The ground lease or ancillary agreement further
provides that no notice given is effective against
the mortgagee unless a copy has been given to the
mortgagee in a manner described in the ground lease
or ancillary agreement;
(H) A mortgagee is permitted a reasonable opportunity
(including, where necessary, sufficient time to gain
possession of the interest of the lessee under the
ground lease through legal proceedings, or to take
other action so long as the mortgagee is proceeding
diligently) to cure any default under the ground
lease which is curable after the receipt of notice of
any default before the lessor may terminate the
ground lease. All rights of the mortgagee under the
ground lease and the related Mortgage (insofar as it
relates to the ground lease) may be exercised by or
on behalf of the mortgagee;
(I) The ground lease does not impose any restrictions on
subletting that would be viewed as commercially
unreasonable by an institutional investor. The lessor
is not permitted to disturb the possession, interest
or quiet enjoyment of any subtenant of the lessee in
the relevant portion of the Mortgaged Property
subject to the ground lease for any reason, or in any
manner, which would adversely affect the security
provided by the related Mortgage;
(J) Under the terms of the ground lease and the related
Mortgage, any related insurance proceeds or
condemnation award (other than in respect of a total
or substantially total loss or taking) will be
applied either to the repair or restoration of all or
part of the related Mortgaged Property, with the
mortgagee or a trustee appointed by it having the
right to hold and disburse such proceeds as repair or
restoration progresses, or to the payment of the
outstanding principal balance of the Mortgage Loan,
together with any accrued interest; and
(K) Under the terms of the ground lease and the related
Mortgage, any related insurance proceeds, or
condemnation award in respect of a total or
substantially total loss or taking of the related
Mortgaged Property will be applied first to the
payment of the outstanding principal balance of the
Mortgage Loan, together with any accrued interest
(except as provided by applicable law or in cases
where a different allocation would not be viewed as
commercially unreasonable by any institutional
investor, taking into account the relative duration
of the ground lease and the related Mortgage and the
ratio of the market value of the related Mortgage
property to the outstanding principal balance of such
Mortgage Loan).

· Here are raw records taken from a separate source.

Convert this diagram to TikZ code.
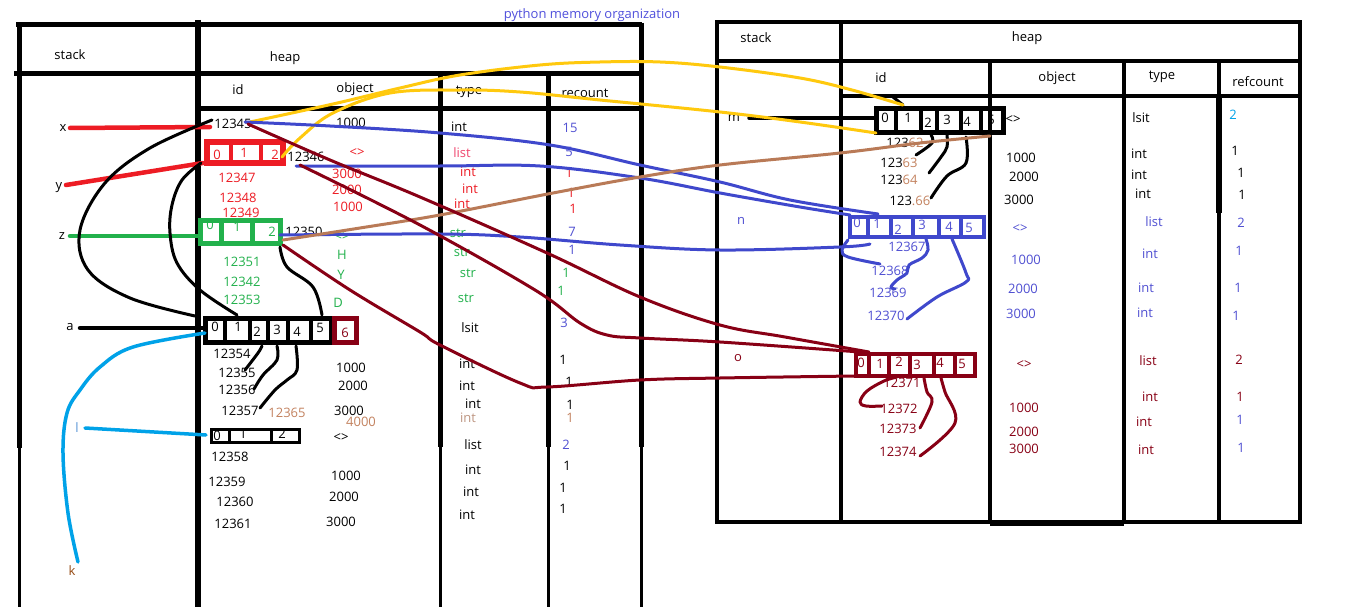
\documentclass[tikz,border=0pt]{standalone}
\usepackage{fontspec}
\setmainfont{Open Sans}
\definecolor{pred}{RGB}{237,28,36}
\definecolor{pdred}{RGB}{136,0,21}
\definecolor{pgreen}{RGB}{34,177,76}
\definecolor{pblue}{RGB}{63,72,204}
\definecolor{pyellow}{RGB}{255,201,14}
\definecolor{pbrown}{RGB}{185,122,87}
\definecolor{pcyan}{RGB}{0,162,232}
\definecolor{ttitle}{RGB}{80,80,220}
\definecolor{tblue}{RGB}{80,80,210}
\definecolor{tpink}{RGB}{240,70,110}
\definecolor{tbrown}{RGB}{195,130,95}
\definecolor{tlbrown}{RGB}{190,150,130}
\definecolor{tk}{RGB}{150,75,20}
\definecolor{tl}{RGB}{90,150,215}
\newcommand\lbl{\fontsize{13}{15}\selectfont}
\newcounter{tn}
\newcommand\T[4][black]{\stepcounter{tn}\node[lab,text=#1] (t\thetn) at (#2,#3) {#4};}
\tikzset{
  lab/.style={font=\lbl, inner sep=0pt},
  tbl/.style={line width=5pt},
  tbt/.style={line width=3pt},
  rtb/.style={line width=3.5pt},
  con/.style={line width=3.5pt, line cap=round, line join=round},
  thc/.style={line width=3pt, line cap=round, line join=round},
}
\begin{document}
\begin{tikzpicture}[x=1pt,y=-1pt]
\useasboundingbox[fill=white] (0,0) rectangle (1360,607);
% ---------------- left table
\draw[tbl] (16,25) -- (642,25);
\draw[tbl] (14,74) -- (642,74);
\draw[tbl] (200,109) -- (644,109);
\draw[tbl] (19,25) -- (19,448); \draw[tbt] (19,448) -- (19,607);
\draw[line width=6pt] (198,20) -- (198,607);
\draw[tbl] (440,74) -- (440,447); \draw[tbt] (440,447) -- (440,607);
\draw[tbl] (548,76) -- (548,447); \draw[tbt] (548,447) -- (548,607);
\draw[tbl] (641,23) -- (641,447); \draw[tbt] (641,447) -- (641,607);
% ---------------- right table
\draw[rtb] (717,22) rectangle (1300,522);
\draw[rtb] (717,61) -- (1300,61);
\draw[rtb] (841,22) -- (841,524);
\draw[rtb] (841,96) -- (1300,96);
\draw[rtb] (990,61) -- (990,523);
\draw[rtb] (1124,61) -- (1124,523);
\draw[rtb] (1219,61) -- (1219,523);
\draw[line width=6pt] (1219,96) -- (1219,213);
\draw[line width=6pt] (990,523) -- (1124,523);
% ---------------- titles and headers
\T[ttitle]{592}{15}{python memory organization}
\T{70}{55}{stack}
\T{285}{58}{heap}
\T{238}{90}{id}
\T{355}{89}{object}
\T{469}{92}{type}
\T{585}{93}{recount}
\T{756}{38}{stack}
\T{1027}{38}{heap}
\T{881}{78}{id}
\T{1057}{78}{object}
\T{1162}{77}{type}
\T{1258}{82}{refcount}
% ---------------- stack labels
\node[lab] (sx) at (63,128) {x};
\node[lab] (sy) at (59,188) {y};
\node[lab] (sz) at (62,236) {z};
\node[lab] (sa) at (70,327) {a};
\node[lab,text=tl] (sl) at (77,428) {l};
\node[lab,text=tk] (sk) at (72,571) {k};
\node[lab] (sm) at (734,118) {m};
\node[lab,text=tblue] (sn) at (741,221) {n};
\node[lab,text=pdred] (so) at (738,358) {o};
% ---------------- left heap texts
\T{233}{124}{12345}
\T{351}{123}{1000}
\T{459}{127}{int}
\T[tblue]{570}{128}{15}
\T{306}{157}{12346}
\T[pred]{357}{153}{<>}
\T[tpink]{462}{153}{list}
\T[tblue]{569}{152}{5}
\T[pred]{237}{178}{12347}
\T[pred]{238}{198}{12348}
\T[pred]{241}{213}{12349}
\T[pred]{347}{174}{3000}
\T[pred]{347}{190}{2000}
\T[pred]{348}{207}{1000}
\T[pred]{468}{172}{int}
\T[pred]{470}{189}{int}
\T[pred]{462}{204}{int}
\T[pred]{569}{173}{1}
\T[pred]{571}{193}{1}
\T[pred]{573}{209}{1}
\T{304}{232}{12350}
\T[pgreen]{342}{237}{<>}
\T[pgreen]{342}{255}{H}
\T[pgreen]{341}{275}{Y}
\T[pgreen]{338}{303}{D}
\T[pgreen]{242}{262}{12351}
\T[pgreen]{242}{282}{12342}
\T[pgreen]{242}{300}{12353}
\T[pgreen]{458}{233}{str}
\T[pgreen]{462}{252}{str}
\T[pgreen]{468}{273}{str}
\T[pgreen]{466}{298}{str}
\T[tblue]{572}{232}{7}
\T[tblue]{572}{250}{1}
\T[pgreen]{566}{273}{1}
\T[pgreen]{561}{291}{1}
\T{470}{328}{lsit}
\T[tblue]{564}{323}{3}
\T{232}{354}{12354}
\T{237}{373}{12355}
\T{237}{390}{12356}
\T{240}{411}{12357}
\T[tbrown]{287}{413}{12365}
\T{351}{368}{1000}
\T{353}{386}{2000}
\T{349}{411}{3000}
\T[tbrown]{361}{422}{4000}
\T{467}{364}{int}
\T{467}{386}{int}
\T{473}{404}{int}
\T[tlbrown]{468}{418}{int}
\T{563}{360}{1}
\T{569}{382}{1}
\T{570}{405}{1}
\T[tbrown]{570}{418}{1}
\T{341}{438}{<>}
\T{230}{457}{12358}
\T{227}{482}{12359}
\T{235}{502}{12360}
\T{233}{524}{12361}
\T{346}{476}{1000}
\T{344}{497}{2000}
\T{341}{522}{3000}
\T{473}{445}{list}
\T{473}{470}{int}
\T{471}{492}{int}
\T{467}{515}{int}
\T[tblue]{566}{445}{2}
\T{567}{466}{1}
\T{563}{488}{1}
\T{563}{509}{1}
% ---------------- right heap texts
\T{1013}{120}{<>}
\T{905}{143}{123\textcolor{tbrown}{62}}
\T{899}{163}{123\textcolor{tbrown}{63}}
\T{899}{180}{123\textcolor{tbrown}{64}}
\T{910}{201}{123\textcolor{tbrown}{.66}}
\T{1021}{158}{1000}
\T{1024}{177}{2000}
\T{1019}{200}{3000}
\T{1141}{118}{lsit}
\T{1139}{154}{int}
\T{1139}{175}{int}
\T{1143}{194}{int}
\T[pcyan]{1233}{115}{2}
\T{1235}{151}{1}
\T{1241}{173}{1}
\T{1242}{195}{1}
\T[tblue]{1020}{229}{<>}
\T[tblue]{907}{247}{12367}
\T[tblue]{890}{271}{12368}
\T[tblue]{888}{293}{12369}
\T[tblue]{886}{316}{12370}
\T[tblue]{1026}{260}{1000}
\T[tblue]{1023}{289}{2000}
\T[tblue]{1021}{314}{3000}
\T[tblue]{1154}{222}{list}
\T[tblue]{1150}{254}{int}
\T[tblue]{1146}{288}{int}
\T[tblue]{1145}{313}{int}
\T[tblue]{1241}{223}{2}
\T[tblue]{1239}{251}{1}
\T[tblue]{1238}{288}{1}
\T[tblue]{1236}{316}{1}
\T[pdred]{1024}{365}{<>}
\T[pdred]{1148}{361}{list}
\T[pdred]{1239}{360}{2}
\T[pdred]{902}{383}{12371}
\T[pdred]{899}{409}{12372}
\T[pdred]{898}{429}{12373}
\T[pdred]{898}{452}{12374}
\T[pdred]{1024}{408}{1000}
\T[pdred]{1024}{432}{2000}
\T[pdred]{1024}{449}{3000}
\T[pdred]{1150}{397}{int}
\T[pdred]{1144}{422}{int}
\T[pdred]{1146}{450}{int}
\T[pdred]{1240}{397}{1}
\T[tblue]{1240}{420}{1}
\T[tblue]{1241}{448}{1}
% ---------------- list boxes (left)
% y : red
\draw[pred,line width=6pt] (207,142) rectangle (283,163);
\draw[pred,line width=4pt] (231,142) -- (231,163) (261,142) -- (261,163);
\T[pred]{217}{155}{0}\T[pred]{244}{153}{1}\T[pred]{275}{155}{2}
\coordinate (yb-w) at (203,163);
\coordinate (yb-c2) at (282,157);
\coordinate (yb-e) at (296,166);
% z : green
\draw[pgreen,line width=5pt] (200.5,220.5) rectangle (280,243);
\draw[pgreen,line width=5pt] (221,220.5) -- (221,243) (252,220.5) -- (252,243);
\T[pgreen]{210}{225}{0}\T[pgreen]{237}{227}{1}\T[pgreen]{272}{232}{2}
\coordinate (zb-w) at (200,236);
\coordinate (zb-e) at (283,240);
% a : black + dark red cell
\draw[line width=5pt] (205.5,318.5) rectangle (331,342.5);
\foreach \d in {225,250,268,288,311} \draw[line width=4.5pt] (\d,318.5) -- (\d,342.5);
\draw[pdred,line width=5pt] (334.5,318.5) rectangle (356,342.5);
\T{215}{327}{0}\T{238}{327}{1}\T{257}{332}{2}\T{277}{330}{3}\T{297}{332}{4}\T{320}{328}{5}
\T[pdred]{345}{333}{6}
\coordinate (ab-w) at (204,328);
% l : black
\draw[line width=3.5pt] (211.5,429.5) rectangle (299.5,442.5);
\draw[line width=3pt] (229,429.5) -- (229,442.5) (271,429.5) -- (271,442.5);
\T{217}{436}{0}\T{243}{434}{1}\T{282}{434}{2}
\coordinate (lb-w) at (206,435);
% ---------------- list boxes (right)
\draw[line width=5pt] (876.5,108.5) rectangle (1003,132.5);
\foreach \d in {896,921,937,961,981} \draw[line width=4pt] (\d,108.5) -- (\d,132.5);
\T{885}{118}{0}\T{908}{118}{1}\T{928}{123}{2}\T{947}{120}{3}\T{967}{122}{4}\T{991}{120}{5}
\draw[pblue,line width=4pt] (850,217) rectangle (984,237);
\foreach \d in {868,891,913,939,961} \draw[pblue,line width=3.5pt] (\d,217) -- (\d,237);
\T[tblue]{857}{223}{0}\T[tblue]{877}{224}{1}\T[tblue]{898}{230}{2}\T[tblue]{922}{225}{3}\T[tblue]{949}{227}{4}\T[tblue]{969}{228}{5}
\draw[pdred,line width=4pt] (856,354) rectangle (975,376);
\foreach \d in {869,889,910,934,955} \draw[pdred,line width=3.5pt] (\d,354) -- (\d,376);
\T[pdred]{861}{363}{0}\T[pdred]{880}{364}{1}\T[pdred]{899}{362}{2}\T[pdred]{917}{365}{3}\T[pdred]{940}{363}{4}\T[pdred]{962}{364}{5}
% ---------------- stack connectors
\draw[con,pred,line width=4.5pt] (70,128) -- (210,127);
\draw[con,pred,line width=4.5pt] (66,185) -- (yb-w);
\draw[con,pgreen,line width=4.5pt] (70,236) -- (zb-w);
\draw[con,line width=4.5pt] (80,328) -- (ab-w);
\draw[con,pcyan] (85,428) -- (lb-w);
\draw[con,pcyan] plot[smooth,tension=0.6] coordinates {(78,562) (68,513) (63,453) (67,413) (80,390) (100,367) (133,347) (205,333)};
\draw[con,line width=4.5pt,line cap=round] (766,118) -- (875,118);
\draw[con] (749,118) -- (770,118);
% ---------------- internal black curves (left)
\draw[thc] plot[smooth,tension=0.6] coordinates {(212,120) (150,148) (105,183) (80,230) (88,270) (130,298) (195,316)};
\draw[thc] plot[smooth,tension=0.6] coordinates {(201,163) (182,180) (172,205) (170,233) (177,263) (200,290) (237,315)};
\draw[thc] plot[smooth,tension=0.6] coordinates {(280,247) (287,267) (313,287) (322,315)};
\draw[thc] plot[smooth,tension=0.6] coordinates {(262,346) (258,353) (245,370)};
\draw[thc] plot[smooth,tension=0.6] coordinates {(277,346) (277,360) (263,375) (254,389)};
\draw[thc] plot[smooth,tension=0.6] coordinates {(296,346) (297,370) (287,380) (275,390) (260,408)};
% ---------------- internal curves (right)
\draw[thc] plot[smooth,tension=0.6] coordinates {(931,135) (932,143) (916,155)};
\draw[thc] plot[smooth,tension=0.6] coordinates {(947,135) (947,147) (941,157) (929,173)};
\draw[thc] plot[smooth,tension=0.6] coordinates {(966,137) (966,163) (947,176) (931,198)};
\draw[thc] (893,97) -- (903,105);
\draw[thc,pblue] plot[smooth,tension=0.6] coordinates {(848,240) (842,250) (848,257) (880,264)};
\draw[thc,pblue] plot[smooth,tension=0.6] coordinates {(926,239) (928,250) (922,258) (909,265) (907,273) (897,280) (891,287) (895,289)};
\draw[thc,pblue] plot[smooth,tension=0.6] coordinates {(952,239) (966,273) (966,282) (937,297) (907,319)};
\draw[thc,pdred] plot[smooth,tension=0.6] coordinates {(897,377) (884,381) (867,391) (860,402) (866,406) (882,406)};
\draw[thc,pdred] plot[smooth,tension=0.6] coordinates {(924,378) (927,392) (932,402) (920,428)};
\draw[thc,pdred] plot[smooth,tension=0.6] coordinates {(941,378) (945,392) (955,423) (920,456)};
% ---------------- long connectors
\draw[thc,pyellow] plot[smooth,tension=0.6] coordinates {(250,122) (333,104) (400,88) (460,75) (540,65) (600,62) (660,62) (720,67) (800,78) (852,90) (903,105)};
\draw[thc,pyellow] plot[smooth,tension=0.6] coordinates {(yb-c2) (300,138) (333,113) (390,93) (460,90) (520,92) (600,100) (720,112) (800,122) (876,133)};
\draw[thc,pblue] plot[smooth,tension=0.6] coordinates {(245,122) (330,126) (440,133) (550,145) (640,165) (720,182) (790,200) (878,214)};
\draw[thc,pblue] plot[smooth,tension=0.6] coordinates {(yb-e) (440,166) (540,166) (640,178) (720,193) (800,207) (850,215)};
\draw[thc,pblue] plot[smooth,tension=0.6] coordinates {(280,235) (440,234) (520,237) (620,245) (720,250) (840,247) (870,244)};
\draw[thc,pbrown] plot[smooth,tension=0.6] coordinates {(zb-e) (360,228) (440,215) (553,193) (640,177) (720,165) (840,153) (920,143) (990,136)};
\draw[thc,pdred] plot[smooth,tension=0.6] coordinates {(248,124) (330,160) (420,197) (547,253) (640,297) (720,325) (785,337) (869,352)};
\draw[thc,pdred] plot[smooth,tension=0.6] coordinates {(300,165) (420,225) (535,290) (580,323) (607,335) (640,338) (720,342) (860,352)};
\draw[thc,pdred] plot[smooth,tension=0.6] coordinates {(283,245) (350,290) (420,332) (440,345) (520,383) (547,387) (640,380) (720,378) (854,376)};
\end{tikzpicture}
\end{document}
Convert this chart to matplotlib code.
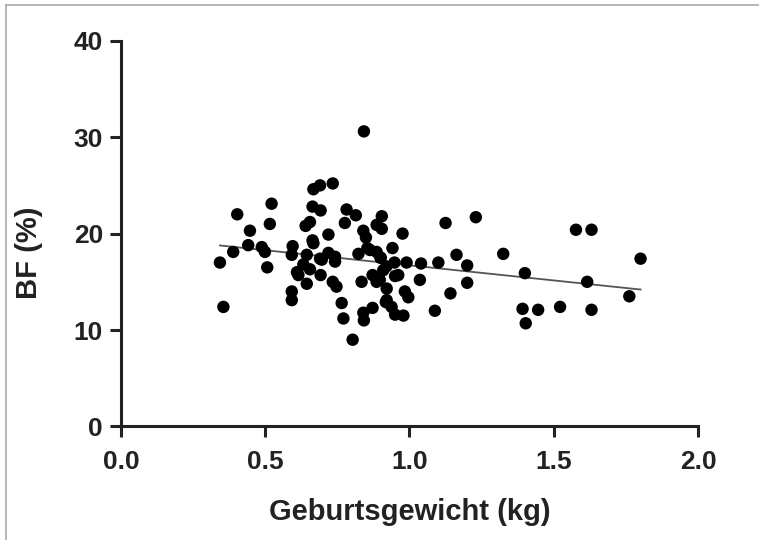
import numpy as np
import matplotlib.pyplot as plt
from matplotlib.lines import Line2D

plt.rcParams['font.family'] = ['Liberation Sans', 'DejaVu Sans']

# -----------------------------
# Data
# -----------------------------
birth_weight = [
    0.343, 0.355, 0.389, 0.403, 0.441, 0.447, 0.488, 0.499, 0.507, 0.516,
    0.522, 0.595, 0.592, 0.592, 0.592, 0.615, 0.632, 0.644, 0.644, 0.640,
    0.655, 0.655, 0.664, 0.667, 0.664, 0.667, 0.690, 0.692, 0.734, 0.690,
    0.692, 0.719, 0.719, 0.742, 0.742, 0.734, 0.747, 0.765, 0.771, 0.776,
    0.782, 0.814, 0.803, 0.823, 0.834, 0.840, 0.842, 0.842, 0.840, 0.849,
    0.854, 0.863, 0.872, 0.872, 0.886, 0.886, 0.886, 0.900, 0.897, 0.904,
    0.904, 0.909, 0.918, 0.921, 0.921, 0.938, 0.941, 0.950, 0.979, 0.961,
    0.976, 0.984, 0.996, 0.900, 0.920, 0.948, 0.990, 1.040, 1.100, 1.036,
    1.088, 1.125, 1.142, 1.163, 1.200, 1.200, 1.230, 1.325, 1.392, 1.400,
    1.403, 1.446, 1.522, 1.577, 1.616, 1.631, 1.631, 1.762, 1.801, 0.696,
    0.610, 0.950,
]
body_fat = [
    17.0, 12.4, 18.1, 22.0, 18.8, 20.3, 18.6, 18.1, 16.5, 21.0,
    23.1, 18.7, 17.8, 14.0, 13.1, 15.7, 16.8, 14.8, 17.8, 20.8,
    21.2, 16.3, 19.3, 19.0, 22.8, 24.6, 25.0, 22.4, 25.2, 17.4,
    15.7, 19.9, 18.0, 17.6, 17.1, 15.0, 14.5, 12.8, 11.2, 21.1,
    22.5, 21.9, 9.0, 17.9, 15.0, 11.8, 11.0, 30.6, 20.3, 19.6,
    18.5, 18.3, 15.7, 12.3, 15.0, 18.1, 20.9, 17.5, 15.2, 21.8,
    20.5, 16.2, 12.9, 14.3, 13.1, 12.4, 18.5, 11.6, 11.5, 15.7,
    20.0, 14.0, 13.4, 17.5, 16.6, 17.0, 17.0, 16.9, 17.0, 15.2,
    12.0, 21.1, 13.8, 17.8, 16.7, 14.9, 21.7, 17.9, 12.2, 15.9,
    10.7, 12.1, 12.4, 20.4, 15.0, 20.4, 12.1, 13.5, 17.4, 17.3,
    16.0, 15.6,
]

x = np.array(birth_weight)
y = np.array(body_fat)

# linear fit
slope, intercept = np.polyfit(x, y, 1)
xf = np.array([x.min(), x.max()])

fig = plt.figure(figsize=(7.59, 5.40), dpi=100)
ax = fig.add_axes([0.1594, 0.2102, 0.7602, 0.7144])

ax.scatter(x, y, s=80, color="black", edgecolors="none", zorder=3, clip_on=False)
ax.plot(xf, slope * xf + intercept, color="#555555", lw=1.3, zorder=2)

ax.set_xlim(0, 2.0)
ax.set_ylim(0, 40)
ax.set_xticks([0.0, 0.5, 1.0, 1.5, 2.0])
ax.set_xticklabels(["0.0", "0.5", "1.0", "1.5", "2.0"])
ax.set_yticks([0, 10, 20, 30, 40])

for s in ["top", "right"]:
    ax.spines[s].set_visible(False)
for s in ["left", "bottom"]:
    ax.spines[s].set_linewidth(2.2)
    ax.spines[s].set_color("#222222")

ax.tick_params(axis="both", direction="out", length=8, width=2.2,
               color="#222222", labelsize=19)
ax.tick_params(axis="x", pad=9)
ax.tick_params(axis="y", pad=5)
for lab in ax.get_xticklabels() + ax.get_yticklabels():
    lab.set_fontweight("bold")
    lab.set_color("#222222")

ax.set_xlabel("Geburtsgewicht (kg)", fontsize=21, fontweight="bold",
              color="#222222", labelpad=17)
ax.set_ylabel("BF (%)", fontsize=21, fontweight="bold", color="#222222")
ax.yaxis.set_label_coords(-0.135, 0.45)

# thin grey frame at the top-left edge of the image
fig.add_artist(Line2D([6 / 759, 1], [1 - 5 / 540, 1 - 5 / 540],
                      transform=fig.transFigure, color="#aaaaaa", lw=1.2))
fig.add_artist(Line2D([6 / 759, 6 / 759], [0, 1 - 5 / 540],
                      transform=fig.transFigure, color="#aaaaaa", lw=1.2))

plt.savefig("out.png", dpi=100)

Until the principal balance and
accrued interest rate are paid in full, neither the
lessee nor the lessor under the ground lease will
have the option to terminate or modify the ground
lease without prior written consent of the mortgagee
as a result of any casualty or partial condemnation,
except to provide for an abatement of the rent;
(xxxv) With respect to the Mortgaged Properties that have earthquake
insurance as of the Cut-off Date, such insurance will be
maintained until the principal balances of the related
Mortgage Loans are paid in full;
(xxxvi) With respect to Mortgage Loans that are cross-collateralized,
all other loans that are cross-collateralized by such Mortgage
Loans are included in the Mortgage Pool;
(xxxvii) Neither the Seller nor any affiliate thereof has any
obligation or right to make any capital contribution to any
Borrower under a Mortgage Loan, other than contributions made
on or prior to the Closing Date;
(xxxviii)Except as disclosed in the Prospectus Supplement dated
October 16, 1996 and relating to the Certificates, no borrower
under a Mortgage Loan is an affiliate of a borrower under any
other Mortgage Loan; and
(xxxix) After receipt of the Purchase Price, the Seller has no right
of set-off with respect to the transfer of the Mortgage Loans
and the Anchorage Participation to the Purchaser.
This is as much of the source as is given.